SNAP’s management stated on its Q4 earnings call that it had updated and improved its advertising platform over the past year across three key areas. This includes improving user engagement and conversion, “investing in observability and measurement” and driving up the volume of high-quality user engagements.
But Evan Spiegel, Snap’s CEO pointed out, “In the very near term, it will take time for these improvements to translate into improved top-line growth. “
However, while the company’s revenues stagnate, its user metrics improved in Q4. The company’s subscription service, Snapchat+ debuted last year and had 2 million paid subscribers at the end of the fourth quarter. Global daily active users (DAUs) came in at 375 million, up by 17% year-over-year. Furthermore, average revenue per user (ARPU) declined by 15% year-over-year to $3.47.
While SNAP did not provide guidance for the third straight quarter, it did state in its letter to shareholders that its “internal forecast” has projected its revenues to decline in the range of 10% to 2% year-over-year in Q1 and expects to breakeven on an adjusted EBITDA basis. DAUs are anticipated to come in between 382 million and 384 million in Q1. The company stated that it expects “the operating environment will remain challenging” in Q1 when it comes to user monetization.

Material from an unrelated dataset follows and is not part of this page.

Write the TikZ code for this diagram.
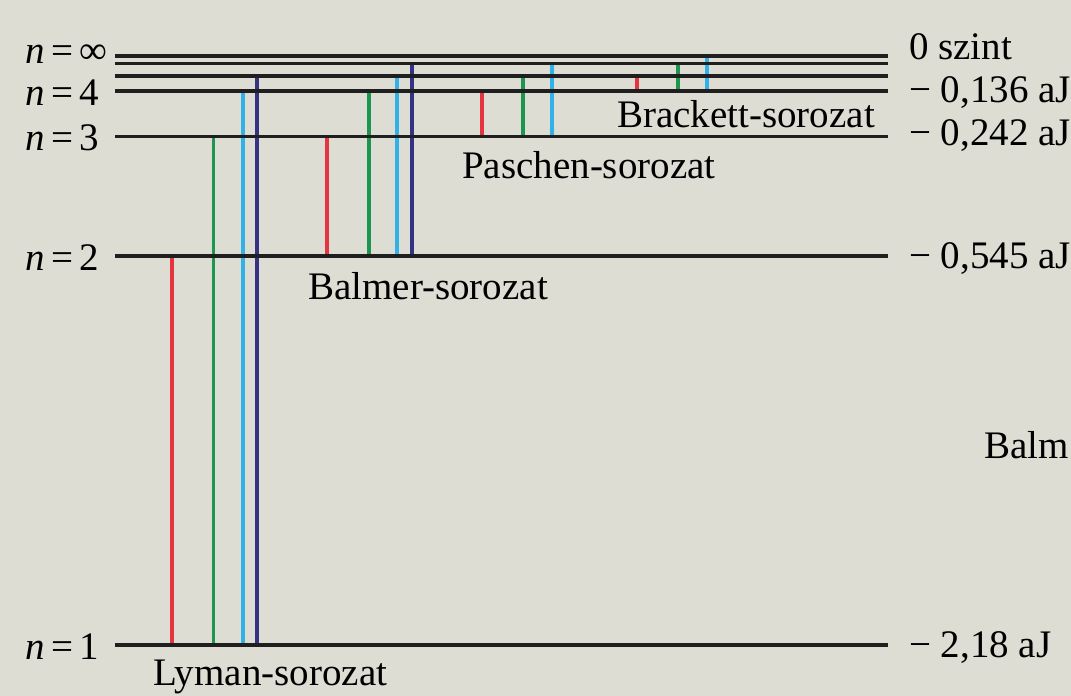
\documentclass[tikz,border=0pt]{standalone}
\usepackage{fontspec}
\setmainfont{Liberation Serif}
\definecolor{paper}{RGB}{221,221,211}
\definecolor{lred}{RGB}{228,52,64}
\definecolor{lgreen}{RGB}{28,150,78}
\definecolor{lcyan}{RGB}{48,178,232}
\definecolor{ldblue}{RGB}{52,50,132}
\begin{document}
\begin{tikzpicture}[x=1pt,y=-1pt,
  level/.style={line width=3.4pt,draw=black!88},
  trans/.style={line width=3.4pt},
  lab/.style={inner sep=0pt,font=\fontsize{39}{46}\selectfont},
  sertext/.style={lab,anchor=base west},
  nlab/.style={lab,anchor=base west},
  elab/.style={lab,anchor=base west}]
% page and background
\fill[paper] (0,0) rectangle (1071,696);
\useasboundingbox (0,0) rectangle (1071,696);

% left ends of the energy levels
\coordinate (ninf) at (115,56);
\coordinate (n6) at (115,63.5);
\coordinate (n5) at (115,76);
\coordinate (n4) at (115,91);
\coordinate (n3) at (115,136.5);
\coordinate (n2) at (115,256);
\coordinate (n1) at (115,645);

% transitions: x position / lower level / upper level / colour
\foreach \x/\lo/\hi/\c in {
    172/n1/n2/lred, 213.5/n1/n3/lgreen, 243/n1/n4/lcyan, 257/n1/n5/ldblue,
    327/n2/n3/lred, 369/n2/n4/lgreen, 397/n2/n5/lcyan, 412/n2/n6/ldblue,
    482/n3/n4/lred, 523/n3/n5/lgreen, 552/n3/n6/lcyan,
    637/n4/n5/lred, 678/n4/n6/lgreen, 707/n4/ninf/lcyan}
  \draw[trans,draw=\c] (\x,0 |- \lo) -- (\x,0 |- \hi);

% energy levels
\foreach \n in {ninf,n6,n5,n4,n3,n2,n1}
  \draw[level] (\n) -- ++(773,0);

% quantum numbers
\node[nlab] (qinf) at (25,63) {\textit{n}\,=\,∞};
\node[nlab] (q4) at (25,105) {\textit{n}\,=\,4};
\node[nlab] (q3) at (25,150) {\textit{n}\,=\,3};
\node[nlab] (q2) at (25,270) {\textit{n}\,=\,2};
\node[nlab] (q1) at (25,659) {\textit{n}\,=\,1};

% energies
\node[elab] (e0) at (909,59) {0 szint};
\node[elab] (e4) at (909,102) {− 0,136 aJ};
\node[elab] (e3) at (909,145) {− 0,242 aJ};
\node[elab] (e2) at (909,268) {− 0,545 aJ};
\node[elab] (e1) at (909,657) {− 2,18 aJ};

% series names
\node[sertext] (brackett) at (617,127) {Brackett-sorozat};
\node[sertext] (paschen) at (462,178) {Paschen-sorozat};
\node[sertext] (balmer) at (308,299) {Balmer-sorozat};
\node[sertext] (lyman) at (153,685) {Lyman-sorozat};
\node[sertext] (balmside) at (984,458) {Balm};
\end{tikzpicture}
\end{document}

Considering this bearish outlook, while Truist’s top-rated analyst Youssef Squali remained sidelined on the stock with a Hold rating, he lowered the price target to $8 from $10. The analyst’s price target is the lowest on the Street and implies a downside potential of 30.8% at current levels. Squali commented that while macro headwinds are likely to impact the social media industry as a whole, SNAP could be more affected “given its smaller size.”
Overall, Wall Street analysts still remain cautiously optimistic about SNAP stock with a Moderate Buy consensus rating based on three Buys and six Holds.